Crystal, figure out who you think you are and then turn your attention to those that work for you and then those you work for. Once you determine what motivates yourself and others you method of interacting with these individuals should grow.
There is actually a fantastic 3-day workshop you can take to learn a lot more about motivations and Interactive Power from my friend and colleague David Burnham. Go to here to apply: http://www.burnhamrosen.com/
More reading about Power:
David McClelland – “Power – The Inner Experience” (1975)
David McClelland and David Burnham – “Power is The Great Motivator” – Harvard Business Review, 54.2:100-110.
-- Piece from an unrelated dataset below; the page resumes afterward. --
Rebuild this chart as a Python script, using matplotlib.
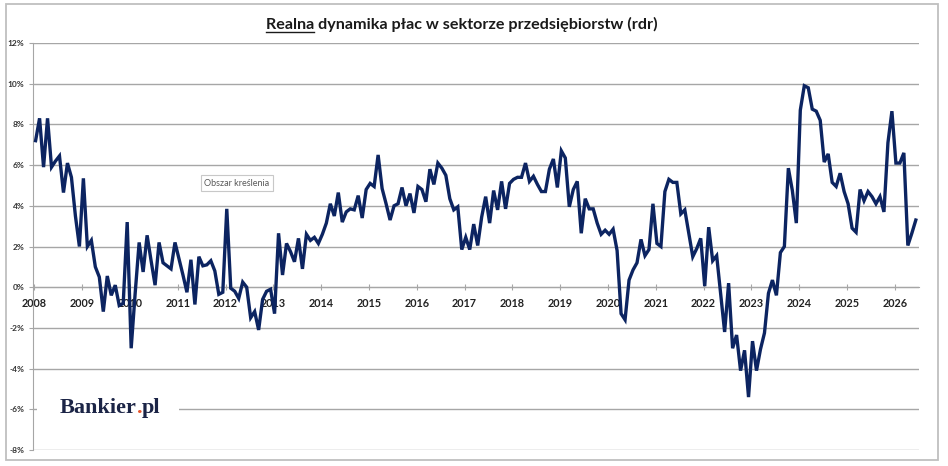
import numpy as np
import matplotlib
matplotlib.use("Agg")
import matplotlib.pyplot as plt
from matplotlib.lines import Line2D
from matplotlib.patches import Rectangle

# real wage growth (y/y, %), monthly, Jan 2008 onwards
y2008 = [7.2, 8.3, 5.9, 8.3, 5.9, 6.2, 6.45, 4.65, 6.1, 5.4, 3.5, 2.0]
y2009 = [5.35, 2.0, 2.3, 1.0, 0.5, -1.2, 0.55, -0.4, 0.1, -0.9, -0.8, 3.2]
y2010 = [-3.0, -0.3, 2.2, 0.75, 2.55, 1.3, 0.1, 2.2, 1.2, 1.05, 0.9, 2.2]
y2011 = [1.4, 0.6, -0.25, 1.35, -0.85, 1.5, 1.05, 1.1, 1.3, 0.8, -0.35, -0.25]
y2012 = [3.85, -0.05, -0.2, -0.55, 0.25, 0.0, -1.5, -1.2, -2.1, -0.6, -0.2, -0.1]
y2013 = [-1.3, 2.65, 0.6, 2.15, 1.75, 1.25, 2.4, 0.9, 2.6, 2.3, 2.45, 2.15]
y2014 = [2.6, 3.15, 4.1, 3.5, 4.65, 3.2, 3.7, 3.85, 3.8, 4.5, 3.4, 4.8]
y2015 = [5.1, 4.95, 6.5, 4.85, 4.1, 3.3, 4.0, 4.1, 4.9, 4.0, 4.6, 3.65]
y2016 = [4.95, 4.8, 4.2, 5.8, 5.05, 6.1, 5.85, 5.5, 4.35, 3.8, 3.95, 1.85]
y2017 = [2.45, 1.85, 3.1, 2.05, 3.45, 4.45, 3.15, 4.75, 3.8, 5.2, 3.85, 5.1]
y2018 = [5.3, 5.4, 5.4, 6.1, 5.2, 5.45, 5.05, 4.7, 4.7, 5.8, 6.3, 4.9]
y2019 = [6.7, 6.35, 3.95, 4.8, 5.2, 2.65, 4.35, 3.85, 3.85, 3.15, 2.6, 2.8]
y2020 = [2.6, 2.85, 1.8, -1.3, -1.6, 0.35, 0.85, 1.2, 2.35, 1.55, 1.85, 4.1]
y2021 = [2.15, 2.0, 4.7, 5.3, 5.15, 5.15, 3.6, 3.8, 2.65, 1.5, 1.9, 2.4]
y2022 = [0.05, 2.95, 1.3, 1.55, -0.3, -2.2, 0.2, -3.0, -2.35, -4.1, -3.1, -5.4]
y2023 = [-2.65, -4.1, -3.05, -2.25, -0.3, 0.35, -0.4, 1.7, 2.0, 5.85, 4.75, 3.15]
y2024 = [8.7, 9.9, 9.8, 8.75, 8.65, 8.2, 6.15, 6.55, 5.15, 4.95, 5.6, 4.7]
y2025 = [4.1, 2.9, 2.7, 4.8, 4.25, 4.7, 4.45, 4.1, 4.45, 3.7, 7.1, 8.65]
y2026 = [6.1, 6.1, 6.6, 2.05, 2.65, 3.3]

years = list(range(2008, 2027))
yticks = list(range(-8, 13, 2))

values = np.concatenate([y2008, y2009, y2010, y2011, y2012, y2013, y2014,
                         y2015, y2016, y2017, y2018, y2019, y2020, y2021,
                         y2022, y2023, y2024, y2025, y2026])
months = np.arange(len(values)) + 0.3

W, H = 948, 466
fig = plt.figure(figsize=(W / 100, H / 100), dpi=100)
ax = fig.add_axes([33 / W, 16 / H, (919 - 33) / W, (450 - 43) / H])

grid_c = "#a6a6a6"
ax.plot(months, values, color="#0c2461", lw=2.4, solid_joinstyle="miter", zorder=3)

ax.set_ylim(-8, 12)
ax.set_xlim(-0.35, 222.1)
ax.set_yticks(yticks)
ax.set_yticklabels([f"{v}%" for v in yticks])
ax.set_xticks([12 * (y - 2008) for y in years])
ax.set_xticklabels([str(y) for y in years])

ax.yaxis.grid(True, color=grid_c, lw=1.0)
ax.set_axisbelow(True)
for s in ["top", "right"]:
    ax.spines[s].set_visible(False)
ax.spines["left"].set_color(grid_c)
ax.spines["bottom"].set_color(grid_c)
ax.spines["bottom"].set_position(("data", 0))

ax.tick_params(axis="y", direction="out", length=3, color=grid_c, pad=3,
               labelsize=6, labelcolor="#333333")
ax.tick_params(axis="x", direction="inout", length=5, color=grid_c, pad=5,
               labelsize=7.8, labelcolor="#222222")
for lab in ax.get_yticklabels() + ax.get_xticklabels():
    lab.set_fontweight("bold")
    lab.set_family("Lato")

# white patch behind logo
ax.add_patch(Rectangle((37 / W, 44 / H), (179 - 37) / W, 30 / H,
                       transform=fig.transFigure, fc="white", ec="none", zorder=1))

# logo: navy text with an orange dot
lprops = dict(fontsize=16, fontweight="bold", family="Liberation Serif", va="baseline")
lx, ly = 60, 52.7
fig.canvas.draw()
r = fig.canvas.get_renderer()
tmp = fig.text(0, 0, "Bankier", **lprops)
w1 = tmp.get_window_extent(r).width
tmp.remove()
tmp = fig.text(0, 0, "Bankier.", **lprops)
w2 = tmp.get_window_extent(r).width
tmp.remove()
fig.text(lx / W, ly / H, "Bankier", color="#1b2446", **lprops)
fig.text((lx + w1 + 0.6) / W, ly / H, ".", color="#e8552b", **lprops)
fig.text((lx + w2 + 1.2) / W, ly / H, "pl", color="#1b2446", **lprops)

# excel tooltip leftover
fig.text(238.5 / W, 281.5 / H, "Obszar kreślenia", ha="center", va="center",
         fontsize=6.5, family="Lato", color=(0, 0, 0, 0),
         bbox=dict(boxstyle="square,pad=0.35", fc="#d9d9d9", ec="none"))
fig.text(237 / W, 283 / H, "Obszar kreślenia", ha="center", va="center",
         fontsize=6.5, family="Lato", color="#595959",
         bbox=dict(boxstyle="square,pad=0.35", fc="white", ec="#c8c8c8", lw=0.8))

# outer frame
fig.patches.append(Rectangle((6 / W, 6 / H), (938 - 6) / W, (462 - 6) / H,
                             transform=fig.transFigure, fill=False,
                             ec="#bfbfbf", lw=1.3))

# title with underlined first word
tprops = dict(fontsize=11.6, fontweight="bold", family="Lato", color="#1a1a1a")
title = fig.text(461.5 / W, (H - 29.5) / H,
                 "Realna dynamika płac w sektorze przedsiębiorstw (rdr)",
                 ha="center", va="baseline", **tprops)
fig.canvas.draw()
bb = title.get_window_extent(r)
tmp = fig.text(0, 0, "Realna", **tprops)
w = tmp.get_window_extent(r).width
tmp.remove()
uy = (H - 31.5) / H
fig.add_artist(Line2D([bb.x0 / W, (bb.x0 + w) / W], [uy, uy],
                      transform=fig.transFigure, color="#1a1a1a", lw=1.0))

fig.savefig("out.png", dpi=100)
Be safe and have a prosperous day…Jim
Funny you bring up power. I wrote a blog for tomorrow on power! Great minds
Thanks to all of you! These are very helpful suggestions.
Jim, The Burnham Rosen website has some great links to articles that I haven’t had time to read yet. 🙂 Thanks for the info.
Dan, I’m looking forward to tomorrow’s post!
I opted not to post on power… I started thinking about my first lie at work and went with that one.. stay tuned on power!
I believe that as adults we “know too much” and over analyze things.
I work for a tech support company, and often times I see my co-workers spending way too much time looking for solutions for a problem that they dont fully know yet. Instead of calling and talking to the end user and identifying what the problem is, they tend to do what Katy mentions above.
“The adults spent the first 15 minutes walking around, talking to one another, and considering whether to offer an opinion or whether someone else might have a better idea.”
I find the answer is much simpler when we talk with the end user (Action) first, instead of coming up with all the different possible problems and solutions.
Thanks for giving your first comment on Leadership Freak. You left us a great illustration of “waiting never gets the job done.” I love your quote, “adults know too much.” Knowledge hinders learning. My favorite quote on this topic is by DeBono, “Those who think they know, don’t.”
I’ll keep watching for your comments on other posts.